OK, I’ll tell yah. I’m not going to dance around and throw out formulas or “Rules of Thumb”. I’ll deliver a straight answer. No double talk. No “consult your accountant”. No “call my 800-number”.
A small business is worth what it can afford to pay for itself, period. Of course there are just a few or more variables when retirement is the purpose for the valuation…… Read on.
In my world a Small Business has sales between $100 thousand up to $10 million per year. In fact, over 97% of the businesses in America do under $10 million in sales.
A standard valuation establishes a buy/sell price estimate and little else. So for retirement purposes a standard valuation falls short. It becomes the Base Valuation and just one element of a Retirement Valuation. The RV is a holistic approach that answers the big picture question, “Can I financially retire with peace of mind?”
Here are just a few additional elements reviewed and used in a Retirement Valuation:
- What impact would different transaction scenarios have?
- Asset or stock sale?
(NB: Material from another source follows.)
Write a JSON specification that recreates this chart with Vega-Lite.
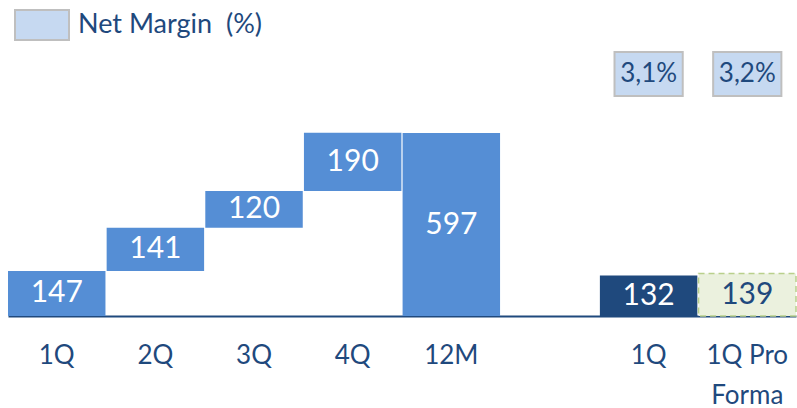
{
  "$schema": "https://vega.github.io/schema/vega-lite/v6.json",
  "width": 797,
  "height": 408,
  "autosize": "none",
  "padding": 0,
  "background": "white",
  "config": {"view": {"stroke": null}, "font": "Lato"},
  "datasets": {
    "bars": [
      {"cat": "1Q", "value": 147, "start": 0, "end": 147, "type": "Quarter"},
      {"cat": "2Q", "value": 141, "start": 147, "end": 288, "type": "Quarter"},
      {"cat": "3Q", "value": 120, "start": 288, "end": 408, "type": "Quarter"},
      {"cat": "4Q", "value": 190, "start": 408, "end": 598, "type": "Quarter"},
      {"cat": "12M", "value": 597, "start": 0, "end": 597, "type": "Quarter"},
      {"cat": "1Q new", "value": 132, "start": 0, "end": 132, "type": "Current"},
      {"cat": "1Q Pro Forma", "value": 139, "start": 0, "end": 139, "type": "ProForma"}
    ],
    "margins": [
      {"cat": "1Q new", "margin": "3,1%", "series": "Net Margin\u00a0\u00a0(%)"},
      {"cat": "1Q Pro Forma", "margin": "3,2%", "series": "Net Margin\u00a0\u00a0(%)"}
    ]
  },
  "layer": [
    {
      "data": {"name": "bars"},
      "mark": {"type": "bar"},
      "encoding": {
        "x": {
          "field": "cat", "type": "nominal", "sort": null,
          "scale": {"domain": ["1Q", "2Q", "3Q", "4Q", "12M", "gap", "1Q new", "1Q Pro Forma"], "range": [8, 796], "paddingInner": 0.012, "paddingOuter": 0},
          "axis": {
            "orient": "bottom", "offset": -92, "title": null,
            "domainColor": "#1F497D", "domainWidth": 2, "ticks": false, "grid": false,
            "labelFontSize": 26, "labelColor": "#1F497D", "labelPadding": 26, "labelAngle": 0,
            "labelLineHeight": 40, "labelFont": "Lato",
            "labelExpr": "datum.value == 'gap' ? '' : datum.value == '1Q new' ? '1Q' : datum.value == '1Q Pro Forma' ? ['1Q Pro', 'Forma'] : datum.value"
          }
        },
        "y": {"field": "start", "type": "quantitative", "scale": {"domain": [0, 597], "range": [316, 133], "nice": false, "zero": false}, "axis": null},
        "y2": {"field": "end"},
        "fill": {"field": "type", "type": "nominal", "scale": {"domain": ["Quarter", "Current", "ProForma"], "range": ["#558ED5", "#1F497D", "#EBF1DE"]}, "legend": null}
      }
    },
    {
      "data": {"name": "bars"},
      "transform": [{"filter": "datum.type == 'ProForma'"}],
      "mark": {"type": "bar", "fill": null, "stroke": "#B9D08C", "strokeWidth": 1.5, "strokeDash": [6, 4]},
      "encoding": {
        "x": {"field": "cat", "type": "nominal", "sort": null},
        "y": {"field": "start", "type": "quantitative"},
        "y2": {"field": "end"}
      }
    },
    {
      "data": {"name": "bars"},
      "transform": [{"calculate": "(datum.start + datum.end) / 2", "as": "mid"}],
      "mark": {"type": "text", "fontSize": 30, "baseline": "middle", "align": "center", "font": "Lato"},
      "encoding": {
        "x": {"field": "cat", "type": "nominal", "sort": null},
        "y": {"field": "mid", "type": "quantitative"},
        "text": {"field": "value", "type": "quantitative"},
        "color": {"field": "type", "type": "nominal", "scale": {"domain": ["Quarter", "Current", "ProForma"], "range": ["#FFFFFF", "#FFFFFF", "#1F497D"]}, "legend": null}
      }
    },
    {
      "data": {"name": "margins"},
      "mark": {"type": "bar", "width": {"band": 0.7}, "stroke": "#BFBFBF", "strokeWidth": 2},
      "encoding": {
        "x": {"field": "cat", "type": "nominal", "sort": null},
        "y": {"datum": 718},
        "y2": {"datum": 861},
        "color": {
          "field": "series", "type": "nominal",
          "scale": {"range": ["#C6D9F1"]},
          "legend": {
            "orient": "none", "legendX": 14, "legendY": -3, "title": null,
            "symbolType": "M-1,-0.556L1,-0.556L1,0.556L-1,0.556Z",
            "symbolSize": 2916, "symbolStrokeColor": "#BFBFBF", "symbolStrokeWidth": 2, "symbolFillColor": "#C6D9F1",
            "labelFontSize": 27, "labelColor": "#1F497D", "labelFont": "Lato", "labelOffset": 8, "labelLimit": 400
          }
        }
      }
    },
    {
      "data": {"name": "margins"},
      "mark": {"type": "text", "fontSize": 26, "color": "#1F497D", "baseline": "middle", "font": "Lato"},
      "encoding": {
        "x": {"field": "cat", "type": "nominal", "sort": null},
        "y": {"datum": 789},
        "text": {"field": "margin"}
      }
    }
  ],
  "resolve": {"scale": {"color": "independent"}}
}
Retained notes? Lease liabilities? Future profit sharing?
- Is the business location Real Estate owned by the business owners?
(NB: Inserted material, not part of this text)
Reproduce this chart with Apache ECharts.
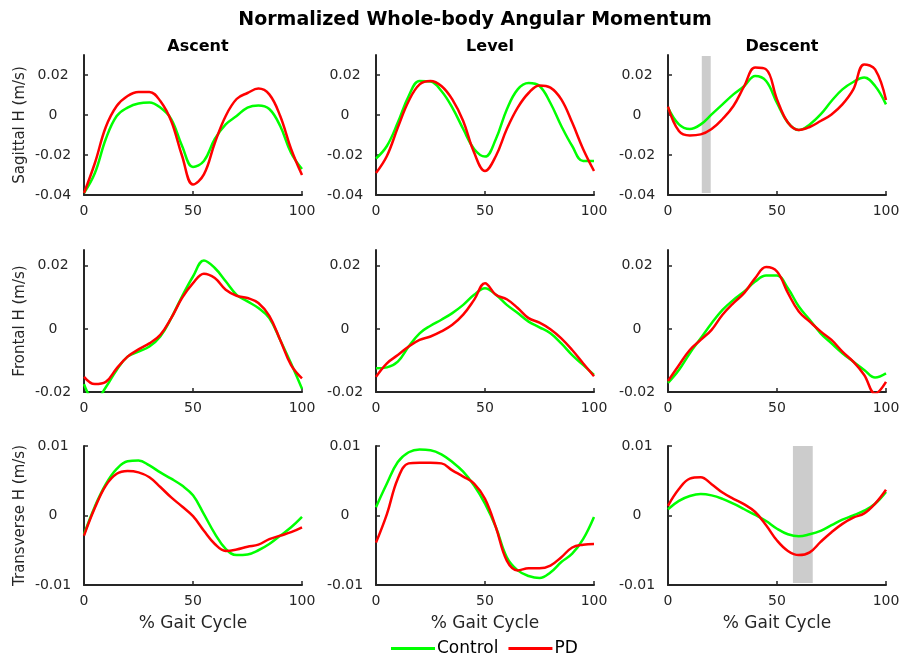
<!DOCTYPE html>
<html>
<head>
<meta charset="utf-8">
<script src="https://cdn.jsdelivr.net/npm/echarts@6/dist/echarts.min.js"></script>
<style>
  html, body { margin: 0; padding: 0; background: #fff; }
  #main { width: 904px; height: 658px; }
</style>
</head>
<body>
<div id="main"></div>
<script>
// % gait cycle sample points
var xPct = [0, 5, 10, 15, 20, 25, 30, 35, 40, 45, 50, 55, 60, 65, 70, 75, 80, 85, 90, 95, 100];

// Sagittal H (m/s)
var ascSagCtrl = [-0.039, -0.029, -0.012, -0.0005, 0.0037, 0.0058, 0.0062, 0.0037, -0.002, -0.0155, -0.026, -0.023, -0.012, -0.0047, -0.0005, 0.0037, 0.0048, 0.003, -0.0055, -0.019, -0.027];
var ascSagPD   = [-0.039, -0.024, -0.006, 0.0045, 0.0095, 0.0115, 0.0115, 0.007, -0.003, -0.0205, -0.0347, -0.0297, -0.014, -0.0005, 0.008, 0.011, 0.0132, 0.0103, -0.0005, -0.017, -0.030];
var lvlSagCtrl = [-0.0218, -0.0155, -0.0038, 0.0095, 0.017, 0.0167, 0.012, 0.0037, -0.007, -0.017, -0.0208, -0.012, 0.0028, 0.0128, 0.016, 0.0145, 0.006, -0.0055, -0.0155, -0.023, -0.023];
var lvlSagPD   = [-0.029, -0.0205, -0.0063, 0.007, 0.0153, 0.017, 0.0145, 0.0078, -0.003, -0.0188, -0.028, -0.0205, -0.007, 0.0037, 0.011, 0.0148, 0.0137, 0.0078, -0.0038, -0.017, -0.028];
var dscSagCtrl = [0.0037, -0.0047, -0.007, -0.0047, 0.0003, 0.0053, 0.0103, 0.0145, 0.0195, 0.017, 0.006, -0.0038, -0.0075, -0.0047, 0.0003, 0.007, 0.0128, 0.0165, 0.0187, 0.0145, 0.0053];
var dscSagPD   = [0.0042, -0.008, -0.0102, -0.0097, -0.007, -0.002, 0.0045, 0.0145, 0.0237, 0.0228, 0.0078, -0.0038, -0.0075, -0.006, -0.003, 0.0003, 0.0053, 0.0128, 0.0253, 0.0228, 0.0075];

// Frontal H (m/s)
var ascFroCtrl = [-0.0175, -0.023, -0.0185, -0.013, -0.0088, -0.0072, -0.0056, -0.0024, 0.0034, 0.0103, 0.0166, 0.0217, 0.0193, 0.0151, 0.0108, 0.0087, 0.0066, 0.0034, -0.0035, -0.011, -0.019];
var ascFroPD   = [-0.0152, -0.0175, -0.0168, -0.0125, -0.0088, -0.0065, -0.0046, -0.0019, 0.0034, 0.0098, 0.0145, 0.0175, 0.0161, 0.0124, 0.0105, 0.0098, 0.0082, 0.0041, -0.0035, -0.0115, -0.0157];
var lvlFroCtrl = [-0.0125, -0.0122, -0.0104, -0.0056, -0.0014, 0.001, 0.0029, 0.005, 0.0076, 0.0108, 0.0129, 0.0108, 0.0076, 0.005, 0.0023, 0.0005, -0.0014, -0.0046, -0.0083, -0.0114, -0.0146];
var lvlFroPD   = [-0.0152, -0.0109, -0.0083, -0.0056, -0.0035, -0.0024, -0.0008, 0.0013, 0.0045, 0.0092, 0.0145, 0.0108, 0.0094, 0.0066, 0.0034, 0.002, -0.0001, -0.003, -0.0067, -0.0109, -0.015];
var dscFroCtrl = [-0.0171, -0.013, -0.0077, -0.003, 0.0018, 0.006, 0.0092, 0.0119, 0.015, 0.0169, 0.0169, 0.0129, 0.0071, 0.0029, -0.0014, -0.0046, -0.0077, -0.0104, -0.013, -0.0154, -0.0141];
var dscFroPD   = [-0.0165, -0.0115, -0.0067, -0.0035, -0.0003, 0.0045, 0.0082, 0.0114, 0.0161, 0.0196, 0.0182, 0.0114, 0.0055, 0.0023, -0.0008, -0.0035, -0.0072, -0.0104, -0.0146, -0.0205, -0.0168];

// Transverse H (m/s)
var ascTraCtrl = [-0.0027, 0.0013, 0.0045, 0.0067, 0.0078, 0.0079, 0.0072, 0.0062, 0.0053, 0.0043, 0.0029, 0.0002, -0.0026, -0.0048, -0.0057, -0.0056, -0.005, -0.0041, -0.0029, -0.0017, -0.0002];
var ascTraPD   = [-0.0029, 0.0011, 0.0043, 0.006, 0.0064, 0.0062, 0.0055, 0.0041, 0.0026, 0.0013, -0.0001, -0.0022, -0.0041, -0.0051, -0.0049, -0.0045, -0.0042, -0.0034, -0.0029, -0.0024, -0.0017];
var lvlTraCtrl = [0.0012, 0.0046, 0.0077, 0.0091, 0.0095, 0.0094, 0.0088, 0.0077, 0.0063, 0.0043, 0.0017, -0.0017, -0.006, -0.0079, -0.0087, -0.009, -0.0082, -0.0067, -0.0055, -0.0034, -0.0002];
var lvlTraPD   = [-0.0039, 0.0002, 0.0053, 0.0075, 0.0076, 0.0076, 0.0075, 0.0065, 0.0056, 0.0046, 0.0024, -0.0017, -0.0065, -0.0079, -0.0076, -0.0076, -0.0072, -0.006, -0.0046, -0.0042, -0.0041];
var dscTraCtrl = [0.0009, 0.0021, 0.0028, 0.0031, 0.0029, 0.0024, 0.0017, 0.0009, 0.0001, -0.0008, -0.0019, -0.0027, -0.003, -0.0027, -0.0022, -0.0014, -0.0006, 0, 0.0007, 0.0017, 0.0034];
var dscTraPD   = [0.0014, 0.0038, 0.0053, 0.0055, 0.0045, 0.0033, 0.0024, 0.0016, 0.0005, -0.0014, -0.0036, -0.0051, -0.0057, -0.0053, -0.0038, -0.0024, -0.0012, -0.0003, 0.0003, 0.0017, 0.0037];

// grey shaded bands [xFrom, xTo, yFrom, yTo]
var dscSagBand = [15.5, 19.6, -0.039, 0.0295];
var dscTraBand = [57.3, 66.4, -0.0097, 0.01];

var colNames = ['Ascent', 'Level', 'Descent'];
var rowNames = ['Sagittal H (m/s)', 'Frontal H (m/s)', 'Transverse H (m/s)'];
var rowMin = [-0.04, -0.02, -0.01];
var rowMax = [0.03, 0.025, 0.01];
var rowTicks = [[-0.04, -0.02, 0, 0.02], [-0.02, 0, 0.02], [-0.01, 0, 0.01]];
var xTicks = [0, 50, 100];

var panels = [
  [ascSagCtrl, ascSagPD], [lvlSagCtrl, lvlSagPD], [dscSagCtrl, dscSagPD],
  [ascFroCtrl, ascFroPD], [lvlFroCtrl, lvlFroPD], [dscFroCtrl, dscFroPD],
  [ascTraCtrl, ascTraPD], [lvlTraCtrl, lvlTraPD], [dscTraCtrl, dscTraPD]
];
var bands = { 2: dscSagBand, 8: dscTraBand };

var FONT = 'DejaVu Sans';
var INK = '#262626';
var colLeft = [84, 376, 668];
var rowTop = [55, 250, 446];
var rowH = [140, 142, 139];

var chart = echarts.init(document.getElementById('main'), null, { renderer: 'canvas' });

var grids = [], xAxes = [], yAxes = [], series = [];

function pairs(arr) {
  return xPct.map(function (x, i) { return [x, arr[i]]; });
}
function fmt(v) { return String(+v.toFixed(3)); }

for (var r = 0; r < 3; r++) {
  for (var c = 0; c < 3; c++) {
    var k = r * 3 + c;
    grids.push({ left: colLeft[c], top: rowTop[r], width: 218, height: rowH[r] });
    xAxes.push({
      type: 'value', gridIndex: k, min: 0, max: 100,
      name: r === 2 ? '% Gait Cycle' : '',
      nameLocation: 'middle', nameGap: 30,
      nameTextStyle: { fontFamily: FONT, fontSize: 17, color: INK },
      axisLine: { onZero: false, lineStyle: { color: INK, width: 2 } },
      axisTick: { inside: true, length: 4, customValues: xTicks, lineStyle: { color: INK, width: 1.5 } },
      axisLabel: { customValues: xTicks, margin: 9, fontFamily: FONT, fontSize: 14, color: INK, formatter: fmt },
      splitLine: { show: false }
    });
    yAxes.push({
      type: 'value', gridIndex: k, min: rowMin[r], max: rowMax[r],
      name: c === 0 ? rowNames[r] : '',
      nameLocation: 'middle', nameGap: 56, nameRotate: 90,
      nameTextStyle: { fontFamily: FONT, fontSize: 15, color: INK },
      axisLine: { show: true, onZero: false, lineStyle: { color: INK, width: 2 } },
      axisTick: { show: true, inside: true, length: 4, customValues: rowTicks[r], lineStyle: { color: INK, width: 1.5 } },
      axisLabel: { customValues: rowTicks[r], align: 'center', margin: 31, fontFamily: FONT, fontSize: 14, color: INK, formatter: fmt },
      splitLine: { show: false }
    });
    var ctrl = {
      name: 'Control', type: 'line', xAxisIndex: k, yAxisIndex: k,
      data: pairs(panels[k][0]), smooth: 0.4, showSymbol: false, clip: true,
      lineStyle: { color: '#00ff00', width: 2.5 }, itemStyle: { color: '#00ff00' }
    };
    if (bands[k]) {
      var b = bands[k];
      ctrl.markArea = {
        silent: true,
        itemStyle: { color: '#cccccc' },
        data: [[{ coord: [b[0], b[2]] }, { coord: [b[1], b[3]] }]]
      };
    }
    series.push(ctrl);
    series.push({
      name: 'PD', type: 'line', xAxisIndex: k, yAxisIndex: k,
      data: pairs(panels[k][1]), smooth: 0.4, showSymbol: false, clip: true,
      lineStyle: { color: '#ff0000', width: 2.5 }, itemStyle: { color: '#ff0000' }
    });
  }
}

var titles = [{
  text: 'Normalized Whole-body Angular Momentum',
  left: 470, top: 6, textAlign: 'center',
  textStyle: { fontFamily: FONT, fontSize: 19, fontWeight: 'bold', color: '#000' }
}];
for (var j = 0; j < 3; j++) {
  titles.push({
    text: colNames[j], left: colLeft[j] + 109, top: 34, textAlign: 'center',
    textStyle: { fontFamily: FONT, fontSize: 16, fontWeight: 'bold', color: '#000' }
  });
}

var option = {
  backgroundColor: '#fff',
  animation: false,
  title: titles,
  legend: {
    data: ['Control', 'PD'],
    left: 386, top: 635,
    icon: 'rect', itemWidth: 44, itemHeight: 3, itemGap: 10,
    textStyle: { fontFamily: FONT, fontSize: 17, color: '#000', padding: [0, 0, 0, -3] }
  },
  grid: grids,
  xAxis: xAxes,
  yAxis: yAxes,
  series: series
};

option && chart.setOption(option);
</script>
</body>
</html>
- If so, should they sell the RE or Lease to the new Owners?
- What is the impact from the lost benefits now enjoyed as a business Owner?
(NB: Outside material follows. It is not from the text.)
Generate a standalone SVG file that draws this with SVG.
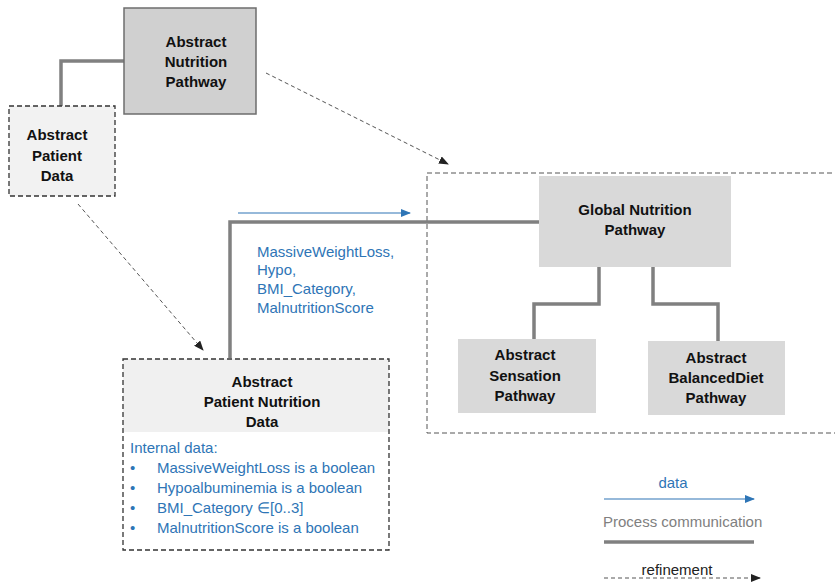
<svg xmlns="http://www.w3.org/2000/svg" width="835" height="585" viewBox="0 0 835 585">
<defs>
<marker id="ah-black" markerWidth="10" markerHeight="8" refX="9" refY="4" orient="auto" markerUnits="userSpaceOnUse"><path d="M0,0 L10,4 L0,8 Z" fill="#222"/></marker>
<marker id="ah-blue" markerWidth="10" markerHeight="8" refX="9" refY="4" orient="auto" markerUnits="userSpaceOnUse"><path d="M0,0 L10,4 L0,8 Z" fill="#2e75b6"/></marker>
</defs>
<style>
.t{font-family:"Liberation Sans",Arial,sans-serif;font-size:15px;font-weight:bold;fill:#111;text-anchor:middle}
.b{font-family:"Liberation Sans",Arial,sans-serif;font-size:15px;fill:#2e75b6}
.proc{fill:none;stroke:#808080;stroke-width:3.5}
.ref{fill:none;stroke:#555;stroke-width:1;stroke-dasharray:4 3}
.data{fill:none;stroke:#2e75b6;stroke-width:1.2}
.dbox{stroke:#333;stroke-width:1.3;stroke-dasharray:5 3}
</style>
<rect x="0" y="0" width="835" height="585" fill="#fff"/>
<g id="container"><rect x="427" y="173" width="420" height="260" fill="none" stroke="#555" stroke-width="1" stroke-dasharray="5 3"/></g>
<g id="connectors">
<polyline class="proc" points="61,106 61,61 124,61"/>
<polyline class="proc" points="230,358 230,222 540,222"/>
<polyline class="proc" points="599,267 599,304 534,304 534,339"/>
<polyline class="proc" points="653,267 653,304 718,304 718,341"/>
<line class="ref" x1="266" y1="73" x2="448" y2="164" marker-end="url(#ah-black)"/>
<line class="ref" x1="78" y1="204" x2="203" y2="350" marker-end="url(#ah-black)"/>
<line class="data" x1="238" y1="213" x2="410" y2="213" marker-end="url(#ah-blue)"/>
</g>
<g id="abstract-nutrition-pathway">
<rect x="124" y="8" width="132" height="106" fill="#d0d0d0" stroke="#6d6d6d" stroke-width="1.5"/>
<text class="t" x="196" y="47">Abstract</text>
<text class="t" x="196" y="67">Nutrition</text>
<text class="t" x="196" y="87">Pathway</text>
</g>
<g id="abstract-patient-data">
<rect class="dbox" x="9" y="106" width="106" height="90" fill="#f2f2f2"/>
<text class="t" x="57" y="140">Abstract</text>
<text class="t" x="57" y="161">Patient</text>
<text class="t" x="57" y="181">Data</text>
</g>
<g id="data-label">
<text class="b" x="257" y="257">MassiveWeightLoss,</text>
<text class="b" x="257" y="275">Hypo,</text>
<text class="b" x="257" y="294">BMI_Category,</text>
<text class="b" x="257" y="313">MalnutritionScore</text>
</g>
<g id="abstract-patient-nutrition-data">
<rect x="123" y="359" width="266" height="73" fill="#f0f0f0"/>
<rect class="dbox" x="123" y="359" width="266" height="191" fill="none"/>
<text class="t" x="262" y="387">Abstract</text>
<text class="t" x="262" y="407">Patient Nutrition</text>
<text class="t" x="262" y="427">Data</text>
<text class="b" x="130" y="453">Internal data:</text>
<text class="b" x="130" y="473">•</text><text class="b" x="157" y="473">MassiveWeightLoss is a boolean</text>
<text class="b" x="130" y="493">•</text><text class="b" x="157" y="493">Hypoalbuminemia is a boolean</text>
<text class="b" x="130" y="513">•</text><text class="b" x="157" y="513">BMI_Category ∈[0..3]</text>
<text class="b" x="130" y="533">•</text><text class="b" x="157" y="533">MalnutritionScore is a boolean</text>
</g>
<g id="global-nutrition-pathway">
<rect x="539" y="176" width="192" height="91" fill="#d9d9d9"/>
<text class="t" x="635" y="215">Global Nutrition</text>
<text class="t" x="635" y="235">Pathway</text>
</g>
<g id="abstract-sensation-pathway">
<rect x="458" y="339" width="138" height="74" fill="#d9d9d9"/>
<text class="t" x="525" y="360">Abstract</text>
<text class="t" x="525" y="381">Sensation</text>
<text class="t" x="525" y="401">Pathway</text>
</g>
<g id="abstract-balanceddiet-pathway">
<rect x="648" y="341" width="137" height="74" fill="#d9d9d9"/>
<text class="t" x="716" y="363">Abstract</text>
<text class="t" x="716" y="383">BalancedDiet</text>
<text class="t" x="716" y="403">Pathway</text>
</g>
<g id="legend">
<text class="b" x="673" y="488" text-anchor="middle">data</text>
<line class="data" x1="604" y1="499" x2="754" y2="499" marker-end="url(#ah-blue)"/>
<text x="603" y="527" font-family="Liberation Sans, Arial, sans-serif" font-size="15" fill="#808080">Process communication</text>
<line x1="604" y1="542" x2="754" y2="542" stroke="#808080" stroke-width="3.5"/>
<text x="677" y="575" font-family="Liberation Sans, Arial, sans-serif" font-size="15" fill="#222" text-anchor="middle">refinement</text>
<line class="ref" x1="604" y1="578" x2="760" y2="578" marker-end="url(#ah-black)"/>
</g>
</svg>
- Perks, medical Ins., travel miles, vehicle use, Etc.
- How long would the new Owner need for training or a transition period?
- Should these be separately compensated or included in the selling price?
- What are the Owner’s non-business assets and investments?
- Other Real Estate both personal & commercial, stocks, bonds, trusts, 401K, insurance, Etc.
- And many more…..
In addition to a realistic selling price the RV will show how much the Seller gets to keep and how it will be used for future income. The process is called “Functional Asset Allocation” and it shows all assets including personal and commercial Real Estate by their function vs. the stocks N bonds pie chart used in most investment models.
A small business is worth what it can afford to pay for itself, period. With just a few or more variables.
Let’s look at an example.
We all know who they are so I’ve disguised their business and their names. Gunna and Letz Feedum own seven “Squat-N-Gobble” sandwich franchises. They started their first sandwich shop in 1985 and added the others over 15 years. From the beginning the Feedum’s lived modestly and are debt free. They reinvested into buying the Real Estate at five of their S&G locations and have long-term leases on the other two. In addition to their home they have a money pit four-plex with a spotty rental history.
Their combined salary is $250K. Both are 62 but look 52. They hope to retire within a couple of years, but can they?
The Base Business Valuation for the seven S&G franchises and the owned locations totaled $5.2 Million. You would think that would be enough to hang up their paper hats.
However, the Retirement Valuation including all their income producing assets, liabilities and after all adjustments, taxes, fees, Etc., boiled down to $3.7 Million. Still a lot but Gunna and Letz’s current income including perks is actually $418K. A total sale at this time won’t replace their income and grow with time to cover them until they are 100. Yes 100 is the new 80 for retirement planning.
Through this process the Feedum’s now know what strategies and initiatives need to be employed in the next two tax years to maximizing the business value and restructure their other holdings to assure a long-term sandwich free retirement.